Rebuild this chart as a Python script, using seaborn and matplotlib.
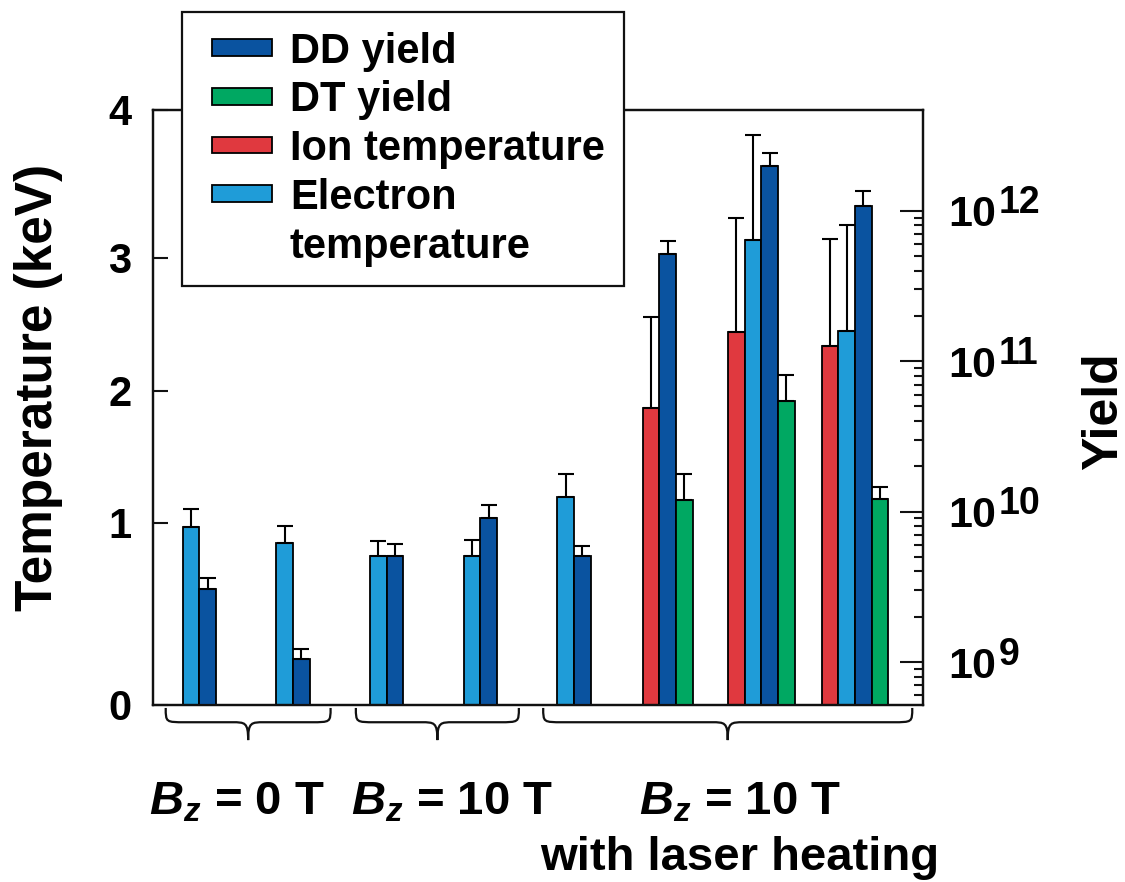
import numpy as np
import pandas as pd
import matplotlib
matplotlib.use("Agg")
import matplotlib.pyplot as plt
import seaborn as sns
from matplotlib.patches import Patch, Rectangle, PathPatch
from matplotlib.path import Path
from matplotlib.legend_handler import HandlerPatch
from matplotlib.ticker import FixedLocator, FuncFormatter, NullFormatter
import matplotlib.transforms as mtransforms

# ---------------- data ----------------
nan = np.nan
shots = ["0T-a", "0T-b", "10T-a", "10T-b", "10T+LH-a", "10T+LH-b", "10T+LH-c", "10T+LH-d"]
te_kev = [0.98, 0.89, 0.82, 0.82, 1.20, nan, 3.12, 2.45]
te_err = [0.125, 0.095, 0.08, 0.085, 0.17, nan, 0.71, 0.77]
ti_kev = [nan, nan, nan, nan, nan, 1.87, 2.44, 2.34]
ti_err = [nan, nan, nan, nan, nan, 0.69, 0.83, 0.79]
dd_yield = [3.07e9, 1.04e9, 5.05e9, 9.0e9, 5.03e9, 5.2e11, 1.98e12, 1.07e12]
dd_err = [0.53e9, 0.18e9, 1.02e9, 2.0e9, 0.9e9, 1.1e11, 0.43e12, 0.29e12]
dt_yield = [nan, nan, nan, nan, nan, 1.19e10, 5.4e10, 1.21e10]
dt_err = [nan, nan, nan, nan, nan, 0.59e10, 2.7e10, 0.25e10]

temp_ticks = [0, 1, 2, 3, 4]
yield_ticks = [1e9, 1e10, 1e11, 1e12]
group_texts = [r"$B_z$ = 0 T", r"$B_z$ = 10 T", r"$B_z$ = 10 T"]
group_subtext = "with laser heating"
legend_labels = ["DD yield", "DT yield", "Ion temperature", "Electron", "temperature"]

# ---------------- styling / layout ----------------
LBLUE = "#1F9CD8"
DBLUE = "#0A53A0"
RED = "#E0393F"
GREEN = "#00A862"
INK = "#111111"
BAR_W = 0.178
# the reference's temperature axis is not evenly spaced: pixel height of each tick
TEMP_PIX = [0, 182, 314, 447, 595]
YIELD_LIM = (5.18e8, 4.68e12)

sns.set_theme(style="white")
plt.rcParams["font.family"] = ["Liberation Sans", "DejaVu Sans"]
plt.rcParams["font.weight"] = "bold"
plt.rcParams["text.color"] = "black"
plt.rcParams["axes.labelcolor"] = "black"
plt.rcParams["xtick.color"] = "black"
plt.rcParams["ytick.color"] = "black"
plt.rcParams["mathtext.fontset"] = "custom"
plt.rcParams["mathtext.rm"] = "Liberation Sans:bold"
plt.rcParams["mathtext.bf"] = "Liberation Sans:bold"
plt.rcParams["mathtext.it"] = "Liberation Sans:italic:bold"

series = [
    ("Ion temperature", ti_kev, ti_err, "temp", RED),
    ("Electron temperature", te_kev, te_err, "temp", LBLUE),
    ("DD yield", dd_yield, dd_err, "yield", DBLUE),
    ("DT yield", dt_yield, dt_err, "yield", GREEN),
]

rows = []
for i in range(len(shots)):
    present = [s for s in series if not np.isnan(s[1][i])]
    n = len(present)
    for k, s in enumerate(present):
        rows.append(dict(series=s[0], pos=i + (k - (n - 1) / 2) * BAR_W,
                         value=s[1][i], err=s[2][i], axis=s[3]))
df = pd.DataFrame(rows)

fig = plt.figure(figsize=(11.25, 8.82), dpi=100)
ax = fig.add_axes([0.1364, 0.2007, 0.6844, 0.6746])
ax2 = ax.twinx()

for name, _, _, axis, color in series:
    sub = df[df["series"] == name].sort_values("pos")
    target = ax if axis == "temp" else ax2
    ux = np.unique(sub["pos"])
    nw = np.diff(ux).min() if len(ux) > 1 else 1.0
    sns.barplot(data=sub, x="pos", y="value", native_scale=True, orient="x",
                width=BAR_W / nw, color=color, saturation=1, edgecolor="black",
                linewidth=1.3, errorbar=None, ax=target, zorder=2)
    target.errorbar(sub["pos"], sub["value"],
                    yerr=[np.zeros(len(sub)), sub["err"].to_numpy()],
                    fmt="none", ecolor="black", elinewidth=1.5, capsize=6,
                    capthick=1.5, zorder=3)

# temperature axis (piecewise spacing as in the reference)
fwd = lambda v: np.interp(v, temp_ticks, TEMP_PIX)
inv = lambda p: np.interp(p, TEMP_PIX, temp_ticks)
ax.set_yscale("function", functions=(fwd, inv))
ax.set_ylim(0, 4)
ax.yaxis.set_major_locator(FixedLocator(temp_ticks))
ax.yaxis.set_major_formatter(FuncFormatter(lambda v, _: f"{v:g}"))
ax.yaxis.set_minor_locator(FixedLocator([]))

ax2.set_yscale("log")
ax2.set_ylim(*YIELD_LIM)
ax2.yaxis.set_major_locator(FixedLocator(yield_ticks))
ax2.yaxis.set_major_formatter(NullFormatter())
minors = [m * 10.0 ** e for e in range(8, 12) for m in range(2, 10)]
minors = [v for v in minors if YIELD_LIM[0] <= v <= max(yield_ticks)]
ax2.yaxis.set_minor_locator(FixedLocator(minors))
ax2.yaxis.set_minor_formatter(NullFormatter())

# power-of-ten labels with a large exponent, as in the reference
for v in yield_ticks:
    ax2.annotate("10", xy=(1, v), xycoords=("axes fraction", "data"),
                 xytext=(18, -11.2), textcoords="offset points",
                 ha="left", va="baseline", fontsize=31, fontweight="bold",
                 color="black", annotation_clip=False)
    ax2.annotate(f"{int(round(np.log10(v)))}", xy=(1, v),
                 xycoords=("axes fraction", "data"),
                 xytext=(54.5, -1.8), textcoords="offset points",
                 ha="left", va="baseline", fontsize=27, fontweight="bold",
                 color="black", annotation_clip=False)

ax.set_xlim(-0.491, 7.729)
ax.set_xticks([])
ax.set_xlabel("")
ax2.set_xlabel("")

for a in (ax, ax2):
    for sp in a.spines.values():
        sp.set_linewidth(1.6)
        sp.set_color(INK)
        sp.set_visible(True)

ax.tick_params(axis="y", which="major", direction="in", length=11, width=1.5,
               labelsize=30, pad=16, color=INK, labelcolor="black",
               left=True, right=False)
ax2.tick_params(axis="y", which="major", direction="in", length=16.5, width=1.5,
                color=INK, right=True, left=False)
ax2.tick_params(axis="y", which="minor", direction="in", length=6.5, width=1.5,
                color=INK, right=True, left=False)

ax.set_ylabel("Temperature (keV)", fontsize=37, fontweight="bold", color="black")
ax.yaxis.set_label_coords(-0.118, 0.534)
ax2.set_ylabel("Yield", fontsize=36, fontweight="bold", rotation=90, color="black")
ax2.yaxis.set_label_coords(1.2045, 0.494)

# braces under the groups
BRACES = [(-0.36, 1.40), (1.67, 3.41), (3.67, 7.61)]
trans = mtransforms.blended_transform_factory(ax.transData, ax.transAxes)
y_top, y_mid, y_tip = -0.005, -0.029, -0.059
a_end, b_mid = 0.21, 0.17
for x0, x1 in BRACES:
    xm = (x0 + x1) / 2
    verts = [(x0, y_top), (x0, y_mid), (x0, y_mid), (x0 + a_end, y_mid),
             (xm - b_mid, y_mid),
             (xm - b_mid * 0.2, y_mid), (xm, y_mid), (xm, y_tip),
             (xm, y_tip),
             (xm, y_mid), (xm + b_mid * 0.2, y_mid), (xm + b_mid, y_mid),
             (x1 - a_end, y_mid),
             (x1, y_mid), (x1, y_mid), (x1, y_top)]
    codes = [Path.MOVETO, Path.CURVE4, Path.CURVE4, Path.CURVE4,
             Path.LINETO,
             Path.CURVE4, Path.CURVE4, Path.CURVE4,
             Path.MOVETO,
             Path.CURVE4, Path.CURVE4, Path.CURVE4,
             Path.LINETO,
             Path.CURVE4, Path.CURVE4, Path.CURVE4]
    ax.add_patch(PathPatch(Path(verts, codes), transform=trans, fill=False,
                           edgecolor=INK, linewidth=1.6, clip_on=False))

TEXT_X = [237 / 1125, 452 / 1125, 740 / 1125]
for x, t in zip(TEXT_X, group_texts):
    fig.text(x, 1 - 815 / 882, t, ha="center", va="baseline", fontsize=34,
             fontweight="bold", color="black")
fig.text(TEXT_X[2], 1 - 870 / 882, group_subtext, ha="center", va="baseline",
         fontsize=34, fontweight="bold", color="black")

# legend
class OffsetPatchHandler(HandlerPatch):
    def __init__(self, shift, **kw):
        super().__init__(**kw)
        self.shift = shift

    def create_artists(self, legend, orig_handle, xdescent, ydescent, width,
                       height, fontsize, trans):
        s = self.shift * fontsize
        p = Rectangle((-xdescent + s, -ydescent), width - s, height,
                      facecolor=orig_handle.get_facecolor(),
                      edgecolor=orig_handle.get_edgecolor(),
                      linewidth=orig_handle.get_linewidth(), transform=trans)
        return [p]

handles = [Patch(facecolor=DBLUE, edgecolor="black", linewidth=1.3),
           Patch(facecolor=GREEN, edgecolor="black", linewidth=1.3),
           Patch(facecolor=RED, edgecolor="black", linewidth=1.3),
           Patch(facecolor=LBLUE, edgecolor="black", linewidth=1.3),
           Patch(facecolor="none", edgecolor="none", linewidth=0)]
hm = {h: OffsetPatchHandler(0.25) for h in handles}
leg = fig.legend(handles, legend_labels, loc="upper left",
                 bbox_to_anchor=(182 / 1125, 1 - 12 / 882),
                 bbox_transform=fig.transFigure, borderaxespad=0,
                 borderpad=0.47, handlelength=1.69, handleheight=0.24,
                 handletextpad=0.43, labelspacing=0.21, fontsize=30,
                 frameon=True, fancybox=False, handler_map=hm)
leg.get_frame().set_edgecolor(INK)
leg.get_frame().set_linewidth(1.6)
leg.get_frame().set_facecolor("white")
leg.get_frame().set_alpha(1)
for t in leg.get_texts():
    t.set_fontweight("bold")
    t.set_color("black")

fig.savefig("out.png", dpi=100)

Exercise details:
Write out again exactly the lines from the start of the data above through the line containing "YIELD_LIM = (5.18e8, 4.68e12)", inclusive, excluding any pictures.

Written response:
Rebuild this chart as a Python script, using seaborn and matplotlib.
import numpy as np
import pandas as pd
import matplotlib
matplotlib.use("Agg")
import matplotlib.pyplot as plt
import seaborn as sns
from matplotlib.patches import Patch, Rectangle, PathPatch
from matplotlib.path import Path
from matplotlib.legend_handler import HandlerPatch
from matplotlib.ticker import FixedLocator, FuncFormatter, NullFormatter
import matplotlib.transforms as mtransforms

# ---------------- data ----------------
nan = np.nan
shots = ["0T-a", "0T-b", "10T-a", "10T-b", "10T+LH-a", "10T+LH-b", "10T+LH-c", "10T+LH-d"]
te_kev = [0.98, 0.89, 0.82, 0.82, 1.20, nan, 3.12, 2.45]
te_err = [0.125, 0.095, 0.08, 0.085, 0.17, nan, 0.71, 0.77]
ti_kev = [nan, nan, nan, nan, nan, 1.87, 2.44, 2.34]
ti_err = [nan, nan, nan, nan, nan, 0.69, 0.83, 0.79]
dd_yield = [3.07e9, 1.04e9, 5.05e9, 9.0e9, 5.03e9, 5.2e11, 1.98e12, 1.07e12]
dd_err = [0.53e9, 0.18e9, 1.02e9, 2.0e9, 0.9e9, 1.1e11, 0.43e12, 0.29e12]
dt_yield = [nan, nan, nan, nan, nan, 1.19e10, 5.4e10, 1.21e10]
dt_err = [nan, nan, nan, nan, nan, 0.59e10, 2.7e10, 0.25e10]

temp_ticks = [0, 1, 2, 3, 4]
yield_ticks = [1e9, 1e10, 1e11, 1e12]
group_texts = [r"$B_z$ = 0 T", r"$B_z$ = 10 T", r"$B_z$ = 10 T"]
group_subtext = "with laser heating"
legend_labels = ["DD yield", "DT yield", "Ion temperature", "Electron", "temperature"]

# ---------------- styling / layout ----------------
LBLUE = "#1F9CD8"
DBLUE = "#0A53A0"
RED = "#E0393F"
GREEN = "#00A862"
INK = "#111111"
BAR_W = 0.178
# the reference's temperature axis is not evenly spaced: pixel height of each tick
TEMP_PIX = [0, 182, 314, 447, 595]
YIELD_LIM = (5.18e8, 4.68e12)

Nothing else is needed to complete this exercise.